I wrote a blog in the same manner I would write a long letter to a friend. I did not include any links. It was not "skim-able." I had no bullets. And for shame....no bolded keywords. Sound byte writing is not an aspiration of mine, or a habit I want to slide into, so I may stick to the length.

Those types of lists are just what our kids need, when writing, which I have forever told parents and teachers. I call them checklists, not rubrics, because I want them to follow them all the way through the writing process.

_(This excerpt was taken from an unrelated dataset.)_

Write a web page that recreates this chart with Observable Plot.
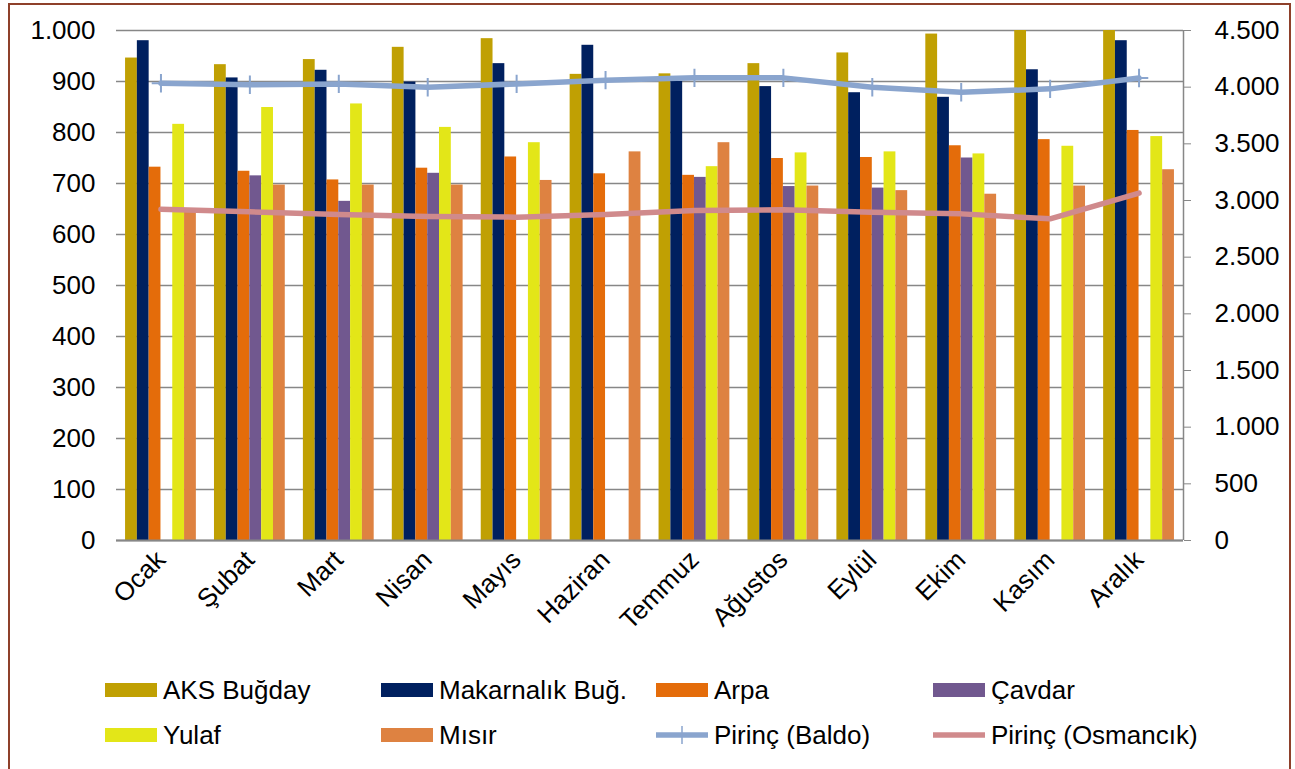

I have developed many of my own, some specific to the needs of the student, and others just deeper than the average rubric. Many rubrics for writing assignments I have seen from teachers look a lot like this:

www.sites4teachers.com/links/redirect.php?url=http://www.sandi.net/depts/literacy/rubrics/6_ondemand.pdf

I drill down with kids and take each box apart, so that they are following a guideline/checklist with details such as:

  • Did I use a strong verb in the concluding sentence? (if it is persuasive)
  • Was I careful to limit my short sentences?
  • Did I have at least two good "because" sentences?
Okay, now I have morphed this blog topic into checklists, which does not quite correlate to the title, about feedback. What I can say is that using these checklists helps the feedback session with a student stay more neutral, and more concrete.

June 19, 2010

Walking My Talk

Do you have children who finish a summary, or report, or creative piece, and are even proud of it, but when you read it you have to work hard to fill in the missing parts? Then when you point out that they used "telling" language, instead of "showing" language, they insist that all that should be there is there. In their minds all the details, or main points, or both, were crystal clear. But transferring it to paper, and stepping into the reader's viewpoint for some of that time, lost their intricacies in translation.

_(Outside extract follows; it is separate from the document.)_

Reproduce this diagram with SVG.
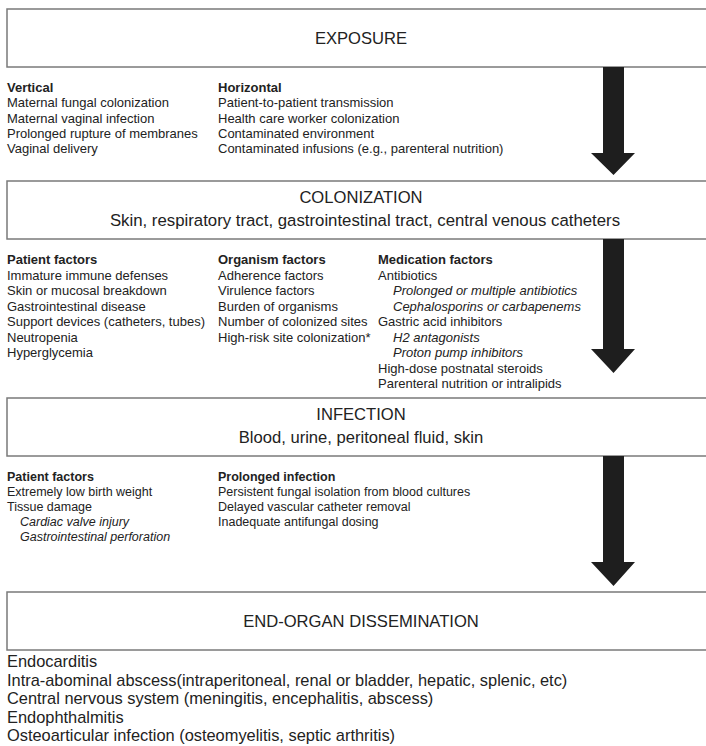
<svg xmlns="http://www.w3.org/2000/svg" width="706" height="746" viewBox="0 0 706 746">
  <style>
    .box { fill: #ffffff; stroke: #7a7a7a; stroke-width: 1.5; }
    .arrow { fill: #1e1e1e; }
    text { font-family: "Liberation Sans", Arial, Helvetica, sans-serif; fill: #222222; }
    .title { font-size: 16.6px; text-anchor: middle; }
    .sec { font-size: 13px; }
    .sec2 { font-size: 12.5px; }
    .hd { font-weight: bold; }
    .it { font-style: italic; }
    .list { font-size: 16.4px; }
  </style>
  <rect width="706" height="746" fill="#ffffff"/>

  <!-- stage boxes run past the right edge of the page -->
  <g id="exposure">
    <rect class="box" x="7" y="9" width="712" height="58"/>
    <text class="title" x="361" y="44">EXPOSURE</text>
  </g>

  <g id="exposure-factors">
    <text class="sec hd" x="7" y="92">Vertical</text>
    <text class="sec" x="7" y="107.3">Maternal fungal colonization</text>
    <text class="sec" x="7" y="122.6">Maternal vaginal infection</text>
    <text class="sec" x="7" y="137.9">Prolonged rupture of membranes</text>
    <text class="sec" x="7" y="153.2">Vaginal delivery</text>
    <text class="sec hd" x="218" y="92">Horizontal</text>
    <text class="sec" x="218" y="107.3">Patient-to-patient transmission</text>
    <text class="sec" x="218" y="122.6">Health care worker colonization</text>
    <text class="sec" x="218" y="137.9">Contaminated environment</text>
    <text class="sec" x="218" y="153.2">Contaminated infusions (e.g., parenteral nutrition)</text>
  </g>

  <g id="colonization">
    <rect class="box" x="7" y="181" width="712" height="58"/>
    <text class="title" x="361" y="203">COLONIZATION</text>
    <text class="title" x="365" y="225.5" style="font-size:16.8px">Skin, respiratory tract, gastrointestinal tract, central venous catheters</text>
  </g>

  <g id="colonization-factors">
    <text class="sec hd" x="7" y="264">Patient factors</text>
    <text class="sec" x="7" y="279.5">Immature immune defenses</text>
    <text class="sec" x="7" y="295">Skin or mucosal breakdown</text>
    <text class="sec" x="7" y="310.5">Gastrointestinal disease</text>
    <text class="sec" x="7" y="326">Support devices (catheters, tubes)</text>
    <text class="sec" x="7" y="341.5">Neutropenia</text>
    <text class="sec" x="7" y="357">Hyperglycemia</text>

    <text class="sec hd" x="218" y="264">Organism factors</text>
    <text class="sec" x="218" y="279.5">Adherence factors</text>
    <text class="sec" x="218" y="295">Virulence factors</text>
    <text class="sec" x="218" y="310.5">Burden of organisms</text>
    <text class="sec" x="218" y="326">Number of colonized sites</text>
    <text class="sec" x="218" y="341.5">High-risk site colonization*</text>

    <text class="sec hd" x="378" y="264">Medication factors</text>
    <text class="sec" x="378" y="279.5">Antibiotics</text>
    <text class="sec it" x="393" y="295">Prolonged or multiple antibiotics</text>
    <text class="sec it" x="393" y="310.5">Cephalosporins or carbapenems</text>
    <text class="sec" x="378" y="326">Gastric acid inhibitors</text>
    <text class="sec it" x="393" y="341.5">H2 antagonists</text>
    <text class="sec it" x="393" y="357">Proton pump inhibitors</text>
    <text class="sec" x="378" y="372.5">High-dose postnatal steroids</text>
    <text class="sec" x="378" y="388">Parenteral nutrition or intralipids</text>
  </g>

  <g id="infection">
    <rect class="box" x="7" y="398" width="712" height="58"/>
    <text class="title" x="361" y="420">INFECTION</text>
    <text class="title" x="361" y="443">Blood, urine, peritoneal fluid, skin</text>
  </g>

  <g id="infection-factors">
    <text class="sec2 hd" x="7" y="481">Patient factors</text>
    <text class="sec2" x="7" y="496">Extremely low birth weight</text>
    <text class="sec2" x="7" y="511">Tissue damage</text>
    <text class="sec2 it" x="20" y="526">Cardiac valve injury</text>
    <text class="sec2 it" x="20" y="541">Gastrointestinal perforation</text>
    <text class="sec2 hd" x="218" y="481">Prolonged infection</text>
    <text class="sec2" x="218" y="496">Persistent fungal isolation from blood cultures</text>
    <text class="sec2" x="218" y="511">Delayed vascular catheter removal</text>
    <text class="sec2" x="218" y="526">Inadequate antifungal dosing</text>
  </g>

  <g id="dissemination">
    <rect class="box" x="7" y="592" width="712" height="58"/>
    <text class="title" x="361" y="627">END-ORGAN DISSEMINATION</text>
  </g>

  <g id="dissemination-sites">
    <text class="list" x="7" y="667">Endocarditis</text>
    <text class="list" x="7" y="685.5">Intra-abominal abscess(intraperitoneal, renal or bladder, hepatic, splenic, etc)</text>
    <text class="list" x="7" y="704">Central nervous system (meningitis, encephalitis, abscess)</text>
    <text class="list" x="7" y="722.5">Endophthalmitis</text>
    <text class="list" x="7" y="741">Osteoarticular infection (osteomyelitis, septic arthritis)</text>
  </g>

  <!-- block arrows between stages -->
  <g id="connectors">
    <polygon class="arrow" points="603,67 624,67 624,153 635,153 613.5,175 591,153 603,153"/>
    <polygon class="arrow" points="603,239 624,239 624,349 635,349 613.5,373 591,349 603,349"/>
    <polygon class="arrow" points="603,456 624,456 624,562 635,562 613.5,586 591,562 603,562"/>
  </g>
</svg>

For over a decade I have contributed to listservs about reading and writing, and have decided to practice what i pr(t)each, which is to write frequently, in a way that goes against the culture of txting, sound bytes, and abbreviations. No wonder our kids have writing struggles. Teen communications are in the form of sentence fragments on facebook, which I call "poem wanna-be's." Okay, at least they are writing, some opinionators say. I can't align with that, only because the kids I tutor who have trouble coming up with rich vocabulary are often immersed in simplistic reading material such as books with a lot of slapstick to carry the plot (aka The Wimpy Kid).

The more I dig down with each student, I uncover roadblocks prevent kids from writing well, which the truth of Mel Levine's treatise, which is that writing has the most sub-components of any academic task. This results in overwhelm, shut-down, or just plain avoidance. We forget that novice writers have to hold so many skills - and self-talk - in their heads at once.

When proficient writers produce a piece of writing, they cannot necessarily feel themselves performing such components of the process: moving into the reader's mind, constantly re-reading what they have written, asking themselves if this make sense, practicing verb agreement, staying on the topic and reining in other thoughts, paying attention to possible repetitive language, or repeated points, accessing the imaginary "rolodex" of synonyms in their own mind, and remembering the dozen or more comma rules.

So that is how I came up with Taming the Octopus. Writing and reading are about taking things apart and putting them together, but most of that occurs in the mind. To some children this feels mysterious and invisible, and they think there is a secret to writing that maybe they have not stumbled upon yet. My concrete, spatially-oriented students need explicit instruction in how to use words that make a distinct movie occur for the reader.

I would love to know what topics you want to hear about. I am just getting my feet wet, and hope to get some helpful posts up here, with comments from parents with a wide variety of inquiries about writing instruction.